Under the Communists, not only the monasteries, but religion in general was liquidated. This harsh historical experience proved several things pertaining to our question, “to have, or not to have?”
Pro-Possession:
- In the 1930’s, the Russian and Ukrainian heartland was suffering a terrible famine; most evidence shows that it was man-made by the Soviet Government to force collectivization. Church property, including Communion chalices and other church utensils were confiscated under the pretext of relieving the famine. The Church was already active in charitable assistance, but indeed feeding the people was not what the authorities were after. They needed to sell these sacred valuables to Western buyers to finance Communist policies. Thus, government money gained from liquidated Church assets rarely goes to the poor, and the Church is a better distributor of these assets than the state.

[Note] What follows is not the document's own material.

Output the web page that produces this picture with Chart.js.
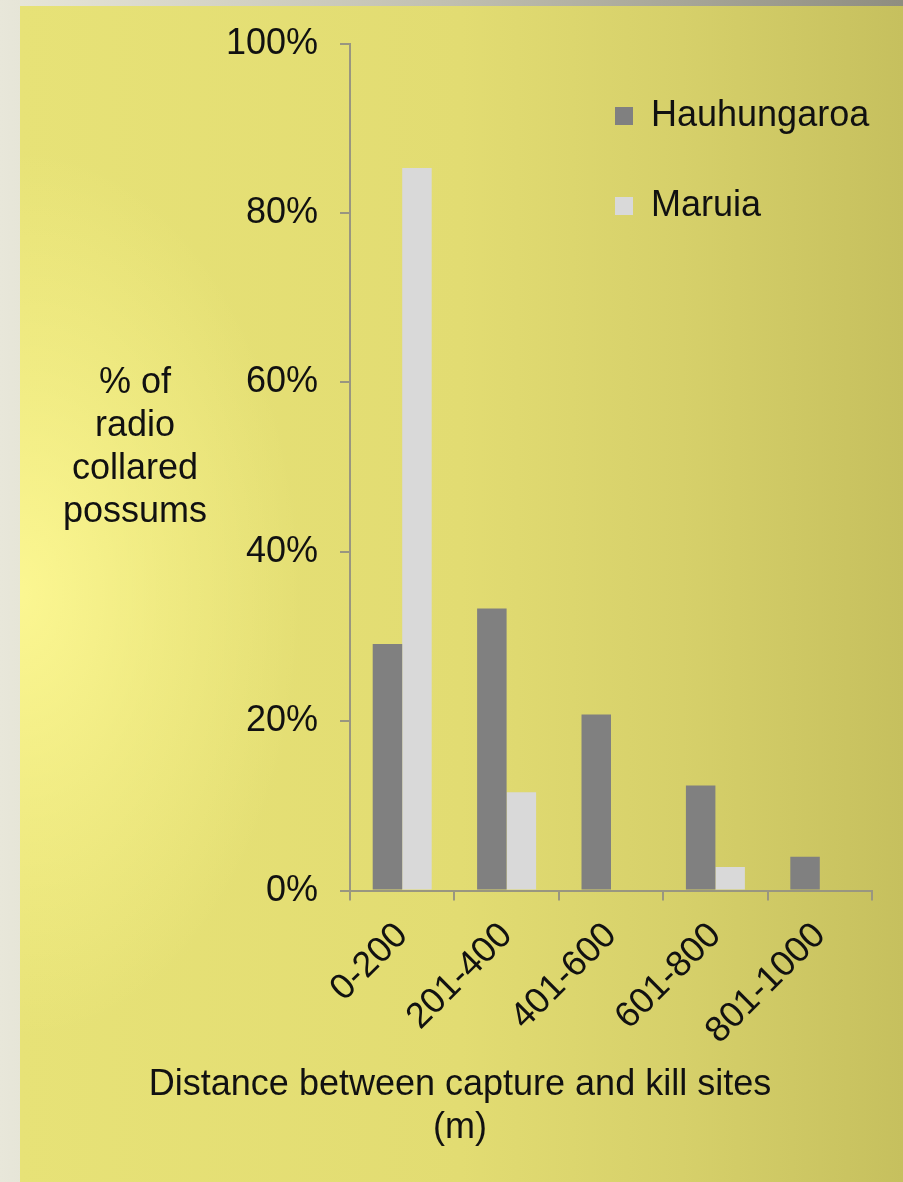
<!DOCTYPE html>
<html>
<head>
<meta charset="utf-8">
<script src="https://cdn.jsdelivr.net/npm/chart.js@4.4.1/dist/chart.umd.min.js"></script>
<style>
  html, body { margin: 0; padding: 0; }
  body {
    width: 903px; height: 1182px; overflow: hidden; position: relative;
    background: linear-gradient(to right, #e8e7da 0%, #c0bfb0 50%, #8e8d80 100%);
  }
  #panel {
    position: absolute; left: 20px; top: 6px; width: 883px; height: 1176px;
    background:
      radial-gradient(ellipse 32% 38% at 0% 50%, rgba(255,250,150,0.85) 0%, rgba(255,250,150,0.4) 50%, rgba(255,250,150,0) 100%),
      linear-gradient(to right, #e7e277 0%, #e2dc72 50%, #d6d06a 75%, #c6c05e 100%);
  }
  #chart { position: absolute; left: 0; top: 0; }
</style>
</head>
<body>
<div id="panel"></div>
<canvas id="chart" width="903" height="1182"></canvas>
<script>
const categories = ['0-200', '201-400', '401-600', '601-800', '801-1000'];
const hauhungaroa = [29.1, 33.3, 20.8, 12.4, 4.0];
const maruia = [85.3, 11.6, 0, 2.8, 0];
const seriesNames = ['Hauhungaroa', 'Maruia'];
const yTicks = [0, 20, 40, 60, 80, 100];
const yTitleLines = ['% of', 'radio', 'collared', 'possums'];
const xTitleLines = ['Distance between capture and kill sites', '(m)'];

const FONT = 'Liberation Sans, Arial, sans-serif';
const axisColor = '#999680';
const textColor = '#111111';

const legendShift = {
  id: 'legendShift',
  afterLayout(chart) {
    const lg = chart.legend;
    if (!lg) return;
    const newLeft = 561;
    const w = lg.width, h = lg.height;
    lg.left = newLeft;
    lg.right = newLeft + w;
    lg.top = lg.top + 44;
    lg.bottom = lg.top + h;
    lg.adjustHitBoxes && lg.adjustHitBoxes();
  }
};

const yTitlePlugin = {
  id: 'yTitle',
  afterDraw(chart) {
    const ctx = chart.ctx;
    ctx.save();
    ctx.font = '36px ' + FONT;
    ctx.fillStyle = textColor;
    ctx.textAlign = 'center';
    ctx.textBaseline = 'middle';
    const cx = 135;
    const y0 = 383;
    const lh = 43;
    yTitleLines.forEach((t, i) => ctx.fillText(t, cx, y0 + i * lh));
    ctx.restore();
  }
};

new Chart(document.getElementById('chart'), {
  type: 'bar',
  data: {
    labels: categories,
    datasets: [
      { label: seriesNames[0], data: hauhungaroa, backgroundColor: '#808080', borderWidth: 0 },
      { label: seriesNames[1], data: maruia, backgroundColor: '#d9d9d9', borderWidth: 0 }
    ]
  },
  options: {
    responsive: false,
    devicePixelRatio: 1,
    animation: false,
    layout: { padding: { left: 48, right: 31, top: 42, bottom: 32 } },
    datasets: { bar: { categoryPercentage: 0.565, barPercentage: 1.0 } },
    plugins: {
      legend: {
        position: 'chartArea',
        align: 'start',
        labels: {
          font: { family: FONT, size: 36 },
          color: textColor,
          boxWidth: 18,
          boxHeight: 18,
          padding: 54
        }
      },
      title: {
        display: true,
        position: 'bottom',
        text: xTitleLines,
        color: textColor,
        font: { family: FONT, size: 36, weight: 'normal', lineHeight: 1.2 },
        padding: { top: 10, bottom: 0 }
      },
      tooltip: { enabled: false }
    },
    scales: {
      x: {
        grid: { display: true, drawOnChartArea: false, drawTicks: true, tickLength: 10, color: axisColor, lineWidth: 2, offset: true },
        border: { display: true, color: axisColor, width: 2 },
        ticks: {
          color: textColor,
          font: { family: FONT, size: 36 },
          minRotation: 45, maxRotation: 45,
          padding: 14
        },
        afterFit(scale) { scale.height = 163; }
      },
      y: {
        min: 0, max: 100,
        afterBuildTicks(scale) { scale.ticks = yTicks.map(v => ({ value: v })); },
        grid: { display: true, drawOnChartArea: false, drawTicks: true, tickLength: 10, color: axisColor, lineWidth: 2 },
        border: { display: true, color: axisColor, width: 2 },
        ticks: {
          color: textColor,
          font: { family: FONT, size: 36 },
          padding: 22,
          callback: v => v + '%'
        },
        afterFit(scale) { scale.width = 302; }
      }
    }
  },
  plugins: [legendShift, yTitlePlugin]
});
</script>
</body>
</html>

- The closure of seminaries attached to monasteries made it very difficult to provide quality education to the clergy.
- The lack of religious education did not eradicate religion, but it did enable the spread of anti-social religious movements—interest in the occult grew in the Soviet Union as people sought for something outside the material world. Moral standards declined across society, and some problems that developed under Communist rule have not been easy to solve, to put it mildly.
- Once the Soviet government fell and the Church was again free, believers rushed to rebuild what they had lost. Had they not lost it, their resources could have gone to other charitable causes. That the people rushed to rebuild, first of all, their beloved churches can be taken as proof of Christ’s words that the gates of hell shall not prevail against the Church, which ever exists in the hearts of the faithful.
Pro-Non-Possession:
- If the Church had not accumulated wealth, there would have been no property to seize, and no stumbling block to the covetous.
- The persecuted Church produced many martyrs, and separated the wheat from the chaff.